PTC plans to offer 6.9 million shares at between $13 and $16 each.
PTC posted a $26m net loss on $34m in revenue for last year, compared to $30m in net income on $105m in revenue for 2011.
Investment banks JP Morgan and Credit Suisse are PTC’s lead underwriters for the initial public offering (IPO), with legal counsel from Wilmer Cutler Pickering Hale and Dorr and Davis Polk & Wardwell.
Credit Suisse is PTC’s largest outside shareholder with a 14.8% pre-IPO stake, while drugs group Celgene owns 7% and peer Novo less than 5%.
Venture capital firms HBM Healthcare Investments (12%), Vulcan Capital (9%), Brookside Capital Partners (7%), Delphi Ventures (6.3%) and Column Group are also listed in the regulatory filing.

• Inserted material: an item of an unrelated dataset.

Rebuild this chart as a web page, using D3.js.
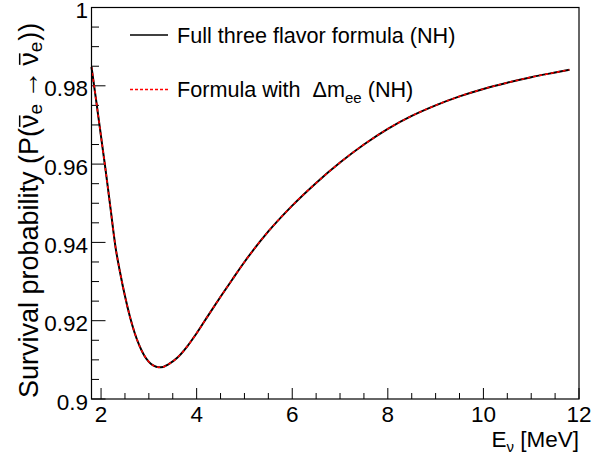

In March, PTC raised $60m from a consortium including healthcare companies Celgene and Novo after a complicated refinancing that included “a one-for-120 reverse stock split” following a negative regulatory review of one of PTC’s treatments a year earlier.
Venture capital firms Brookside Capital Partners Fund, which led the round, Adage Capital Management, Jennison Associates and Longwood Fund invested in PTC for the first time.
Alongside Celgene and Novo as reinvestors in PTC are Investment bank Credit Suisse and fund managers HBM Healthcare Investments, Vulcan Capital, Delphi Ventures and Column Group.
Credit Suisse was sole structuring adviser and lead placement agent to PTC for the transaction, while Wedbush PacGrow Life Sciences was co-placement agent.
In July, PTC raised $30m, following on from $50m in December 2009. Regulatory filings showed PTC raising $24.25m in September 2007and its first round in 2004.